Luego, cuando llegó el segundo tanto, se produjo un momento de silencio, el mundo congelado y la gente sin saber a dónde mirar, dudando si llorar o irse, los futbolistas con las manos en la cabeza, condenados por sus gestos contagiosos. La fortuna, la única, es que era demasiado pronto para rendirse (minuto 21), lo que hubiera sido abandonarse para siempre, quizá para toda la temporada. También fue de agradecer que los enemigos fueran italianos puros, tan elegantes como rácanos. Para ellos también era demasiado pronto para construir un castillo y mantenerlo a salvo.
No sé decir ahora si fue el público, que entendió que hay un momento en el que ya no se puede silbar más y toca arrimar el hombro, o fue Raúl. El caso es que alguien tiró y el otro fue detrás. Por eso bastaron un par de combinaciones para despertar el rugido o fue el rugido el que las provocó, nunca se sabe.
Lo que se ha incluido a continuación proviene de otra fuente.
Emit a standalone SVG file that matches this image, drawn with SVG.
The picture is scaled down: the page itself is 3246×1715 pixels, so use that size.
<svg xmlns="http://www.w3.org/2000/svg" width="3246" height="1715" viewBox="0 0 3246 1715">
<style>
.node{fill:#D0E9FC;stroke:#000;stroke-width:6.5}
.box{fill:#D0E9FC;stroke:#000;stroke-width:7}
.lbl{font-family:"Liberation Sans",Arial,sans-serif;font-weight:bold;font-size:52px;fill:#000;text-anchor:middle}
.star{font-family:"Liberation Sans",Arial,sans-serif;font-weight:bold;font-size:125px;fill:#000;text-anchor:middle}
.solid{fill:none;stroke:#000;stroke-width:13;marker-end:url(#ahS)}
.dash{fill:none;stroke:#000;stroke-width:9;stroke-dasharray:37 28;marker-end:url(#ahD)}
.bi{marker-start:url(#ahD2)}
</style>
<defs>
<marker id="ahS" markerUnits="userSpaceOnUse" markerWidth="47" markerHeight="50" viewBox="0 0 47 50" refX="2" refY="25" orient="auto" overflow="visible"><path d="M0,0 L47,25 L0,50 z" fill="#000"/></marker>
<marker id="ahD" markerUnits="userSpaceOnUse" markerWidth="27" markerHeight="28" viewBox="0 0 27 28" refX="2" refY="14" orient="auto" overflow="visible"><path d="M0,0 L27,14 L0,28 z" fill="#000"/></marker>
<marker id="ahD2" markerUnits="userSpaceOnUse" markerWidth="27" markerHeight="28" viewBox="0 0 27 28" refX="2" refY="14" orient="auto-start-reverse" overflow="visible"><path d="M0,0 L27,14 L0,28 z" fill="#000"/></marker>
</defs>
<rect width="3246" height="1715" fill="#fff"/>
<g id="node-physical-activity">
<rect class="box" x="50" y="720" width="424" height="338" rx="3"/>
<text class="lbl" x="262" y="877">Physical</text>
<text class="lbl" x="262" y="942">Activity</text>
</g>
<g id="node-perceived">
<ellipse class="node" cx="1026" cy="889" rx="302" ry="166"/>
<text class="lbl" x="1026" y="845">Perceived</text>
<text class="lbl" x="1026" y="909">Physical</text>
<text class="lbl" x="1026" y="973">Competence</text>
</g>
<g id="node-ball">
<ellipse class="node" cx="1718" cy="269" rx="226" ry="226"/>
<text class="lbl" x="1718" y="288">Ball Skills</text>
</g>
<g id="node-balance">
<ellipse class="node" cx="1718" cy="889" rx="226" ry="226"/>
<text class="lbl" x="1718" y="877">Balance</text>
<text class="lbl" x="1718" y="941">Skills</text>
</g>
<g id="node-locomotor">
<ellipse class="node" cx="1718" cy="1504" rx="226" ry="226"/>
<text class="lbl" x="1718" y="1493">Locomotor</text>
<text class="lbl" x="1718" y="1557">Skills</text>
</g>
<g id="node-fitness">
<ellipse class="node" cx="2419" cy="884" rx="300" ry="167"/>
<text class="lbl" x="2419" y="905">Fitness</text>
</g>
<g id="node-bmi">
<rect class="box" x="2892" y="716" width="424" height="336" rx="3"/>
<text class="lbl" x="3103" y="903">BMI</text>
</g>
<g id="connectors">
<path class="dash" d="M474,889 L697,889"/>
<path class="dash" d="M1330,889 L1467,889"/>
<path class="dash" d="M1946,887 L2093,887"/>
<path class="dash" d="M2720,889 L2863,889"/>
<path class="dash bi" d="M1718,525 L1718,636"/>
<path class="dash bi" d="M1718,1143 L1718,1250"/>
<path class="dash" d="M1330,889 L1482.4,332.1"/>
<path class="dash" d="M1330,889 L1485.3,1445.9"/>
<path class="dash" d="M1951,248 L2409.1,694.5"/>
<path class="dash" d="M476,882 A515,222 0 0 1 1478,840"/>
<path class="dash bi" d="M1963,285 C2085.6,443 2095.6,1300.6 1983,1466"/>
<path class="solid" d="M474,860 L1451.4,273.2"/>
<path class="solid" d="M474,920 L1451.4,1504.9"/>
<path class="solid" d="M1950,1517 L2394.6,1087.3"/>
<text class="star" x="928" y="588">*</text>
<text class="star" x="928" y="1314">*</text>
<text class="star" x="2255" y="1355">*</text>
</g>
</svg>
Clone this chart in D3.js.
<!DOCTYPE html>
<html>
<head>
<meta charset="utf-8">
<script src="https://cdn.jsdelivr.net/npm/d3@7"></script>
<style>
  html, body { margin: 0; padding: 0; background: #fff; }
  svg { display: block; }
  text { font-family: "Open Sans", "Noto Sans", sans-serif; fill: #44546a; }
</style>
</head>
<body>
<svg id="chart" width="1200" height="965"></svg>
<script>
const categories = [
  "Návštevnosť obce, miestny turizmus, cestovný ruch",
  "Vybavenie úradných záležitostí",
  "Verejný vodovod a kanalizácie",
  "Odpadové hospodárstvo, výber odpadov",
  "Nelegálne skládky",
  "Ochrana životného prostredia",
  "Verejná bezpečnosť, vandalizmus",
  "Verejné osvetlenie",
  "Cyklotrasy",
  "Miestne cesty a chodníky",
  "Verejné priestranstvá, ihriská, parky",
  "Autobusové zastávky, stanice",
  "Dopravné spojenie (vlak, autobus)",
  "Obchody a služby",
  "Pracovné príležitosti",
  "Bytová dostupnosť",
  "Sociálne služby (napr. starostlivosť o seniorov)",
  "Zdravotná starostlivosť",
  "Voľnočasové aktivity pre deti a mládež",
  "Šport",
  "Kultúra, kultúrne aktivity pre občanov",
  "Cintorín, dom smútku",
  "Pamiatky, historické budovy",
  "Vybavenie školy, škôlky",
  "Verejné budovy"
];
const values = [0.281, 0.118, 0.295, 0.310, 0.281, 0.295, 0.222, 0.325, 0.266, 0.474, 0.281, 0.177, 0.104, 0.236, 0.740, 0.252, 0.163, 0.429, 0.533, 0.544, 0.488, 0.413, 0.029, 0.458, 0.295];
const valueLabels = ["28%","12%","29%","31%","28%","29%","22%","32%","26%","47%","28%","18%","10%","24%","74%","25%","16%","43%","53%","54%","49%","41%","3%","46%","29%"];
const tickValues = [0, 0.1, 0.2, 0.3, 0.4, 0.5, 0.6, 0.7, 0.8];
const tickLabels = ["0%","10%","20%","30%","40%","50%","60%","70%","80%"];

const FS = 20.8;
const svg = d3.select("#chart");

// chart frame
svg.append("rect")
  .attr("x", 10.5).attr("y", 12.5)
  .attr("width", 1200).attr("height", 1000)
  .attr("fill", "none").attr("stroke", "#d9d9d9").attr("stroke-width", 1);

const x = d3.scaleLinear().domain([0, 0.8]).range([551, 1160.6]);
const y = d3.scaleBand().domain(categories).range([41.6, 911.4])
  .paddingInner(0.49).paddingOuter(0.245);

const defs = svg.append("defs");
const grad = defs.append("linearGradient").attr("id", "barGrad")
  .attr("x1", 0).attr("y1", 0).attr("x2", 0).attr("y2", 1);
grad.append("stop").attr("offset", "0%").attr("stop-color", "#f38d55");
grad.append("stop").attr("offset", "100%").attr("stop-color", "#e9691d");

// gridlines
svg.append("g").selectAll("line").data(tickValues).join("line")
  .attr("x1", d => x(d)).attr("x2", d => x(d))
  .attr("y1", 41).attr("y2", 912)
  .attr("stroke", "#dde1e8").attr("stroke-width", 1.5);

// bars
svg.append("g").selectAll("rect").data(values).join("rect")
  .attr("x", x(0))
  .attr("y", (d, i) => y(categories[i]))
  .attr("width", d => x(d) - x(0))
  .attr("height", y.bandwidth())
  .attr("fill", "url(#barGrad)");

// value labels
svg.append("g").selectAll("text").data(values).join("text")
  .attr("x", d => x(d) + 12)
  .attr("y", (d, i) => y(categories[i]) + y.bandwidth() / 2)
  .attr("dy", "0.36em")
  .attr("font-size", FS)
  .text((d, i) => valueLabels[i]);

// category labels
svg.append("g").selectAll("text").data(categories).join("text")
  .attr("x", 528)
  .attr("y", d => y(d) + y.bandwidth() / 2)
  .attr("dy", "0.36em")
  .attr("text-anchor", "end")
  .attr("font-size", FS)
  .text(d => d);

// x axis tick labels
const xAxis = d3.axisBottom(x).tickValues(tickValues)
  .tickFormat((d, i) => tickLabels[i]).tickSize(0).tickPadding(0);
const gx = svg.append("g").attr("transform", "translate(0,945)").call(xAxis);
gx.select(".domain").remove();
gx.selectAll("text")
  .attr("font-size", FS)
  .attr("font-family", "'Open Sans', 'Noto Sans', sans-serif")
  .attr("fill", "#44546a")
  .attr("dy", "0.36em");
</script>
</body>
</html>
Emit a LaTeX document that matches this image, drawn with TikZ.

Pero no miento: a pesar de las desgracias, a partir de ese instante dio la sensación de que el Madrid podría remontar el partido. El tiempo que faltaba se estiró y, cosa curiosa, se puso a favor del derrotado, que, sin jugar bien, no lo hacía del todo mal. Había un cierto sentido colectivo del fútbol, novedad maravillosa, una sucesión de errores que escondían en el fondo una buena intención.
Raúl confirmó los mejores presagios y entre cuarenta legionarios enganchó un disparo que rebotó en una pierna de Dellas y sorprendió al portero. Hubo un tiempo en el que parecía que hacía estas cosas a propósito. Ese gol dejó al público un metro más cerca del césped. Los romanos estaban empezando a morir de italianismo, defendían muy atrás, y sólo Totti, un futbolista imponente, era capaz de sembrar el miedo, o de intentarlo.
Acoso total. Fue una pena el descanso, como los anuncios que ponen antes de que se resuelva el crimen. Pero lo que estaba desatado no se apagó en esos 15 minutos. El Madrid estaba lanzado al asedio, cada jugador centrado en lo que sabe hacer, ni una sola frivolidad ni una sola genialidad, puro trabajo, como en aquellos 80.
Un empujón de Panucci a Raúl delató el madridismo del italiano, casado con una canaria. Figo, que se viene arriba en estas situaciones, marcó el penalti y empató el partido. Ya era cuestión de esperar. Poco después, Raúl desvió un chut del portugués con la punta de la bota y consiguió el tercero. Como en los viejos tiempos. Tenía más mérito ese arreón sin la ayuda de Ronaldo, luchador pero ausente.
El cuarto vino después de una fantástica triangulación que culminó Roberto Carlos con un misil a la escuadra. Lo celebró repartiendo besos al público. Nadie hubiera imaginado una redención mejor. Raúl, sustituido en plan homenaje, fue despedido con una inmensa ovación. Si al Madrid le queda algo, está en él. Si hay esperanza está en mirarse a los ojos.
SOMOS EL MADRID!
PS : Les gustara el texto a madridists tristes como yo, saludos.
Raúl, no cambies. No escuches. No te alteres. Millones de madridistas ven en ti su referente, su agarradero argumental en medio de esta furia desatada contra el rey del fútbol europeo. The King.